Saturday, April 05, 2008

On starting the new translation of Proust's 'Temps Perdu'.


Yesterday, Saturday, I got the first book of Proust. Hardly able to contain my excitement, I read the editorial introduction which was mainly translator gossip, forcing myself to delay the inevitable pleasure of reading about Marcel going to sleep for thirty pages.

I have noticed when dedicated professional translator write off their own bat they write the most profoundly untranslatable English - full of idiom and allusion, wiry, multidirectional English. Perhaps it is revenge on our foreign readers. When I mentally translated it into plain English and found it to be a melange of pleasant gossip and pompous fluff, I discarded the translation of the translator's English and stuck with the pleasures of obfuscation.

Then into the legendary opening! Oh what a lucid translation of the first par!
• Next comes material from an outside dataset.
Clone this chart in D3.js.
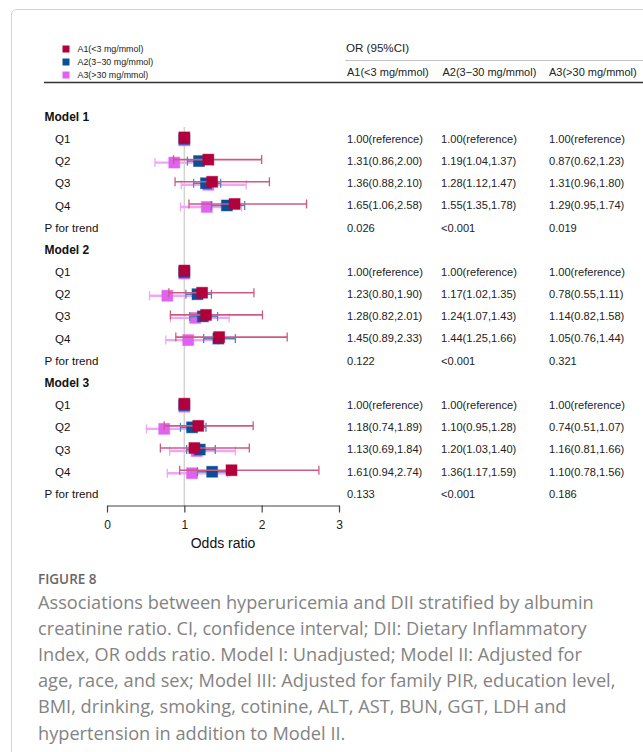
<!DOCTYPE html>
<html>
<head>
<meta charset="utf-8">
<script src="https://cdn.jsdelivr.net/npm/d3@7"></script>
<style>
  html, body { margin: 0; padding: 0; background: #fff; }
  svg { display: block; }
</style>
</head>
<body>
<svg id="chart" width="643" height="752"></svg>
<script>
// ---- data ----
const seriesNames = ["A1(<3 mg/mmol)", "A2(3\u221230 mg/mmol)", "A3(>30 mg/mmol)"];
const modelNames = ["Model 1", "Model 2", "Model 3"];
const quartiles = ["Q1", "Q2", "Q3", "Q4"];

// odds ratios per model (rows) and quartile (cols); Q1 is the reference
const a1OR   = [[1.00, 1.31, 1.36, 1.65], [1.00, 1.23, 1.28, 1.45], [1.00, 1.18, 1.13, 1.61]];
const a1Low  = [[null, 0.86, 0.88, 1.06], [null, 0.80, 0.82, 0.89], [null, 0.74, 0.69, 0.94]];
const a1High = [[null, 2.00, 2.10, 2.58], [null, 1.90, 2.01, 2.33], [null, 1.89, 1.84, 2.74]];

const a2OR   = [[1.00, 1.19, 1.28, 1.55], [1.00, 1.17, 1.24, 1.44], [1.00, 1.10, 1.20, 1.36]];
const a2Low  = [[null, 1.04, 1.12, 1.35], [null, 1.02, 1.07, 1.25], [null, 0.95, 1.03, 1.17]];
const a2High = [[null, 1.37, 1.47, 1.78], [null, 1.35, 1.43, 1.66], [null, 1.28, 1.40, 1.59]];

const a3OR   = [[1.00, 0.87, 1.31, 1.29], [1.00, 0.78, 1.14, 1.05], [1.00, 0.74, 1.16, 1.10]];
const a3Low  = [[null, 0.62, 0.96, 0.95], [null, 0.55, 0.82, 0.76], [null, 0.51, 0.81, 0.78]];
const a3High = [[null, 1.23, 1.80, 1.74], [null, 1.11, 1.58, 1.44], [null, 1.07, 1.66, 1.56]];

const pTrend = [["0.026", "<0.001", "0.019"], ["0.122", "<0.001", "0.321"], ["0.133", "<0.001", "0.186"]];

const xTicks = [0, 1, 2, 3];

const captionTitle = "FIGURE 8";
const captionLines = [
  "Associations between hyperuricemia and DII stratified by albumin",
  "creatinine ratio. CI, confidence interval; DII: Dietary Inflammatory",
  "Index, OR odds ratio. Model I: Unadjusted; Model II: Adjusted for",
  "age, race, and sex; Model III: Adjusted for family PIR, education level,",
  "BMI, drinking, smoking, cotinine, ALT, AST, BUN, GGT, LDH and",
  "hypertension in addition to Model II."
];

// ---- styling ----
const fill = ["#b1003b", "#0b4f99", "#e062f2"];
const lineCol = ["#cf5a80", "#4f83c2", "#f0a6f8"];
const lineW = [1.6, 1.6, 2.4];
const yShift = [-1.5, 0, 1.5];
const font = "'Liberation Sans', Arial, sans-serif";

const svg = d3.select("#chart");

// page frame
svg.append("path")
  .attr("d", "M11.5,760 V15 Q11.5,9.5 17,9.5 H700")
  .attr("fill", "none").attr("stroke", "#d4d4d4").attr("stroke-width", 1);

// ---- scales ----
const x = d3.scaleLinear().domain([0, 3]).range([107, 339]);
const rowStep = 22.19, row0 = 116.7;
const rowY = i => row0 + i * rowStep;

// build row list
const rows = [];
modelNames.forEach((m, mi) => {
  rows.push({ type: "model", label: m, mi });
  quartiles.forEach((q, qi) => rows.push({ type: "q", label: q, mi, qi }));
  rows.push({ type: "p", label: "P for trend", mi });
});

const ors = [a1OR, a2OR, a3OR], lows = [a1Low, a2Low, a3Low], highs = [a1High, a2High, a3High];

// ---- legend ----
const leg = svg.append("g");
seriesNames.forEach((s, i) => {
  const cy = 49 + i * 13;
  leg.append("rect").attr("x", 62.5).attr("y", cy - 3.5).attr("width", 7).attr("height", 7).attr("fill", fill[i]);
  leg.append("text").attr("x", 77.5).attr("y", cy).attr("dy", "0.35em")
    .attr("font-family", font).attr("font-size", 8.9).attr("fill", "#222").text(s);
});

// header rules
svg.append("line").attr("x1", 44).attr("x2", 643).attr("y1", 82.5).attr("y2", 82.5)
  .attr("stroke", "#333").attr("stroke-width", 1.6);
svg.append("line").attr("x1", 345).attr("x2", 643).attr("y1", 60.5).attr("y2", 60.5)
  .attr("stroke", "#c4c4c4").attr("stroke-width", 1);

// table header
const colX = [347, 441, 549];
svg.append("text").attr("x", 346).attr("y", 48).attr("dy", "0.35em")
  .attr("font-family", font).attr("font-size", 11.6).attr("fill", "#222").text("OR (95%CI)");
seriesNames.forEach((s, i) => {
  svg.append("text").attr("x", colX[i] + (i === 1 ? 1.5 : 0)).attr("y", 72.5).attr("dy", "0.35em")
    .attr("font-family", font).attr("font-size", 11).attr("fill", "#222").text(s);
});

// ---- row labels ----
svg.append("g").selectAll("text").data(rows).join("text")
  .attr("x", d => d.type === "q" ? 55 : 44.5)
  .attr("y", (d, i) => rowY(i)).attr("dy", "0.35em")
  .attr("font-family", font)
  .attr("font-size", d => d.type === "model" ? 12 : 11.6)
  .attr("font-weight", d => d.type === "model" ? "bold" : "normal")
  .attr("fill", "#111")
  .text(d => d.label);

// ---- table values ----
const f2 = d3.format(".2f");
rows.forEach((r, i) => {
  if (r.type === "model") return;
  for (let s = 0; s < 3; s++) {
    let t;
    if (r.type === "p") t = pTrend[r.mi][s];
    else if (lows[s][r.mi][r.qi] === null) t = f2(ors[s][r.mi][r.qi]) + "(reference)";
    else t = `${f2(ors[s][r.mi][r.qi])}(${f2(lows[s][r.mi][r.qi])},${f2(highs[s][r.mi][r.qi])})`;
    svg.append("text").attr("x", colX[s]).attr("y", rowY(i)).attr("dy", "0.35em")
      .attr("font-family", font).attr("font-size", 11.1).attr("fill", "#222").text(t);
  }
});

// ---- reference line at OR = 1 ----
svg.append("line").attr("x1", x(1)).attr("x2", x(1)).attr("y1", 127).attr("y2", 505)
  .attr("stroke", "#d2d2d2").attr("stroke-width", 1.5);

// ---- forest marks (A3 first, A1 on top) ----
const marks = svg.append("g");
[2, 1, 0].forEach(s => {
  rows.forEach((r, i) => {
    if (r.type !== "q") return;
    const cy = rowY(i) + yShift[s];
    const o = ors[s][r.mi][r.qi], lo = lows[s][r.mi][r.qi], hi = highs[s][r.mi][r.qi];
    const g = marks.append("g");
    if (lo !== null) {
      g.append("line").attr("x1", x(lo)).attr("x2", x(hi)).attr("y1", cy).attr("y2", cy)
        .attr("stroke", lineCol[s]).attr("stroke-width", lineW[s]);
      [lo, hi].forEach(v => g.append("line").attr("x1", x(v)).attr("x2", x(v))
        .attr("y1", cy - 4.5).attr("y2", cy + 4.5)
        .attr("stroke", lineCol[s]).attr("stroke-width", 1.3));
    }
    g.append("rect").attr("x", x(o) - 5.5).attr("y", cy - 5.5).attr("width", 11).attr("height", 11)
      .attr("fill", fill[s]).attr("stroke", fill[s]).attr("stroke-opacity", 0.45).attr("stroke-width", 1);
  });
});

// ---- x axis ----
const axis = svg.append("g").attr("transform", "translate(0,505.5)")
  .call(d3.axisBottom(x).tickValues(xTicks).tickFormat(d3.format("d")).tickSize(7).tickSizeOuter(0));
axis.select(".domain").attr("stroke", "#444").attr("stroke-width", 1.2);
axis.selectAll(".tick line").attr("stroke", "#444").attr("stroke-width", 1.2);
axis.selectAll(".tick text").attr("font-family", font).attr("font-size", 12).attr("fill", "#222").attr("dy", "1.1em");
svg.append("text").attr("x", x(1.5)).attr("y", 543).attr("dy", "0.35em").attr("text-anchor", "middle")
  .attr("font-family", font).attr("font-size", 14).attr("fill", "#111").text("Odds ratio");

// ---- caption ----
svg.append("text").attr("x", 38).attr("y", 584)
  .attr("font-family", "'Open Sans', sans-serif").attr("font-size", 13.5).attr("font-weight", 600)
  .attr("fill", "#666").text(captionTitle);
svg.append("g").selectAll("text").data(captionLines).join("text")
  .attr("x", 38).attr("y", (d, i) => 609 + i * 26.1)
  .attr("font-family", "'Open Sans', sans-serif").attr("font-size", 18.2)
  .attr("fill", "#838383").text(d => d);
</script>
</body>
</html>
I read it at the train station as I was getting home, standing in the light of the flourescent bulb, hearing the wind and drops of rain and train horn go off in the distance. If you read this first par for yourself, you will instantly see how uncanny the parallel is to A la Rechere's first paragraph.

I wanted to quote the par entire on here, but I have selfish second thoughts about sharing it. Get your own bloody copy! If I am quiet over the next few days, you can blame Monsieur Proust.